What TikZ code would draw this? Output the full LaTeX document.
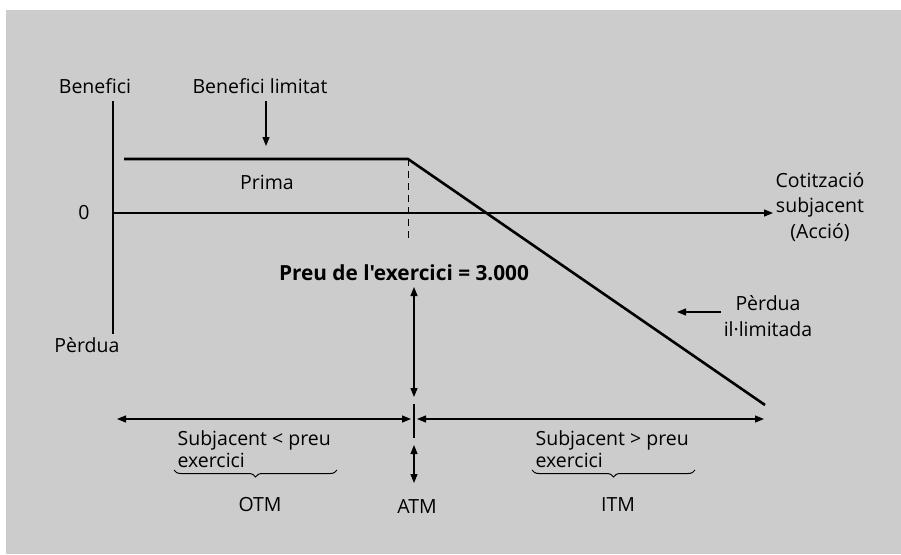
\documentclass[tikz,border=0pt]{standalone}
\usepackage{fontspec}
\setmainfont{Open Sans}[Ligatures=TeXOff]
\usetikzlibrary{arrows.meta,decorations.pathreplacing}
\definecolor{fons}{HTML}{CCCCCC}
\begin{document}
\begin{tikzpicture}[x=1pt,y=-1pt,font=\fontsize{19.5}{25.5}\selectfont,
  >={Triangle[length=9pt,width=7pt]},line width=1.2pt,
  gruix/.style={line width=2.6pt},
  clau/.style={decorate,decoration={brace,mirror,amplitude=7pt},line width=1pt}]
\useasboundingbox (0,0) rectangle (901,554);
\fill[fons] (6,10) rectangle (901,554);
\coordinate (dalt) at (113,101);
\coordinate (baix) at (113,334);
\coordinate (o) at (113,213);
\coordinate (fi) at (773,213);
\draw (dalt) -- (baix);
\draw[->] (o) -- (fi);
\node (ben) at (95,86) {Benefici};
\node (per) at (87,345) {Pèrdua};
\node (zero) at (84,213) {0};
\node[align=center] (cot) at (820,207) {Cotització\\subjacent\\(Acció)};
\coordinate (a) at (124,159);
\coordinate (k) at (408,159);
\coordinate (z) at (765,405);
\coordinate (kb) at (408,241);
\draw[gruix] (a) -- (k) -- (z);
\draw[line width=1pt,dash pattern=on 7pt off 5pt] (k) -- (kb);
\node (lim) at (260,86) {Benefici limitat};
\coordinate (lim1) at (266,101);
\coordinate (lim2) at (266,146);
\draw[->] (lim1) -- (lim2);
\node (prima) at (267,182) {Prima};
\node[font=\fontsize{20.8}{22}\selectfont\bfseries] (preu) at (404,273) {Preu de l'exercici = 3.000};
\coordinate (v1) at (414,287);
\coordinate (v2) at (414,397);
\draw[<->] (v1) -- (v2);
\coordinate (t1) at (414,404);
\coordinate (t2) at (414,438);
\draw (t1) -- (t2);
\coordinate (e1) at (117,419);
\coordinate (e2) at (411,419);
\coordinate (d1) at (417,419);
\coordinate (d2) at (764,419);
\draw[<->] (e1) -- (e2);
\draw[<->] (d1) -- (d2);
\coordinate (s1) at (414,445);
\coordinate (s2) at (414,483);
\draw[<->] (s1) -- (s2);
\node[align=center,font=\fontsize{19.5}{26}\selectfont] (pil) at (768,316) {Pèrdua\\il·limitada};
\coordinate (p1) at (721,312);
\coordinate (p2) at (677,312);
\draw[->] (p1) -- (p2);
\node[anchor=west,align=left,inner sep=0,font=\fontsize{19.5}{22}\selectfont] (otmt) at (177,449) {Subjacent < preu\\exercici};
\node[anchor=west,align=left,inner sep=0,font=\fontsize{19.5}{22}\selectfont] (itmt) at (535,449) {Subjacent > preu\\exercici};
\coordinate (b1) at (174,470);
\coordinate (b2) at (337,470);
\coordinate (b3) at (532,470);
\coordinate (b4) at (695,470);
\draw[clau] (b1) -- (b2);
\draw[clau] (b3) -- (b4);
\node (otm) at (260,505) {OTM};
\node (atm) at (417,507) {ATM};
\node (itm) at (618,505) {ITM};
\end{tikzpicture}
\end{document}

────────

Output the data exactly. Pictures don't belong in the result.

What TikZ code would draw this? Output the full LaTeX document.
\documentclass[tikz,border=0pt]{standalone}
\usepackage{fontspec}
\setmainfont{Open Sans}[Ligatures=TeXOff]
\usetikzlibrary{arrows.meta,decorations.pathreplacing}
\definecolor{fons}{HTML}{CCCCCC}
\begin{document}
\begin{tikzpicture}[x=1pt,y=-1pt,font=\fontsize{19.5}{25.5}\selectfont,
  >={Triangle[length=9pt,width=7pt]},line width=1.2pt,
  gruix/.style={line width=2.6pt},
  clau/.style={decorate,decoration={brace,mirror,amplitude=7pt},line width=1pt}]
\useasboundingbox (0,0) rectangle (901,554);
\fill[fons] (6,10) rectangle (901,554);
\coordinate (dalt) at (113,101);
\coordinate (baix) at (113,334);
\coordinate (o) at (113,213);
\coordinate (fi) at (773,213);
\draw (dalt) -- (baix);
\draw[->] (o) -- (fi);
\node (ben) at (95,86) {Benefici};
\node (per) at (87,345) {Pèrdua};
\node (zero) at (84,213) {0};
\node[align=center] (cot) at (820,207) {Cotització\\subjacent\\(Acció)};
\coordinate (a) at (124,159);
\coordinate (k) at (408,159);
\coordinate (z) at (765,405);
\coordinate (kb) at (408,241);
\draw[gruix] (a) -- (k) -- (z);
\draw[line width=1pt,dash pattern=on 7pt off 5pt] (k) -- (kb);
\node (lim) at (260,86) {Benefici limitat};
\coordinate (lim1) at (266,101);
\coordinate (lim2) at (266,146);
\draw[->] (lim1) -- (lim2);
\node (prima) at (267,182) {Prima};
\node[font=\fontsize{20.8}{22}\selectfont\bfseries] (preu) at (404,273) {Preu de l'exercici = 3.000};
\coordinate (v1) at (414,287);
\coordinate (v2) at (414,397);
\draw[<->] (v1) -- (v2);
\coordinate (t1) at (414,404);
\coordinate (t2) at (414,438);
\draw (t1) -- (t2);
\coordinate (e1) at (117,419);
\coordinate (e2) at (411,419);
\coordinate (d1) at (417,419);
\coordinate (d2) at (764,419);
\draw[<->] (e1) -- (e2);
\draw[<->] (d1) -- (d2);
\coordinate (s1) at (414,445);
\coordinate (s2) at (414,483);
\draw[<->] (s1) -- (s2);
\node[align=center,font=\fontsize{19.5}{26}\selectfont] (pil) at (768,316) {Pèrdua\\il·limitada};
\coordinate (p1) at (721,312);
\coordinate (p2) at (677,312);
\draw[->] (p1) -- (p2);
\node[anchor=west,align=left,inner sep=0,font=\fontsize{19.5}{22}\selectfont] (otmt) at (177,449) {Subjacent < preu\\exercici};
\node[anchor=west,align=left,inner sep=0,font=\fontsize{19.5}{22}\selectfont] (itmt) at (535,449) {Subjacent > preu\\exercici};
\coordinate (b1) at (174,470);
\coordinate (b2) at (337,470);
\coordinate (b3) at (532,470);
\coordinate (b4) at (695,470);
\draw[clau] (b1) -- (b2);
\draw[clau] (b3) -- (b4);
\node (otm) at (260,505) {OTM};
\node (atm) at (417,507) {ATM};
\node (itm) at (618,505) {ITM};
\end{tikzpicture}
\end{document}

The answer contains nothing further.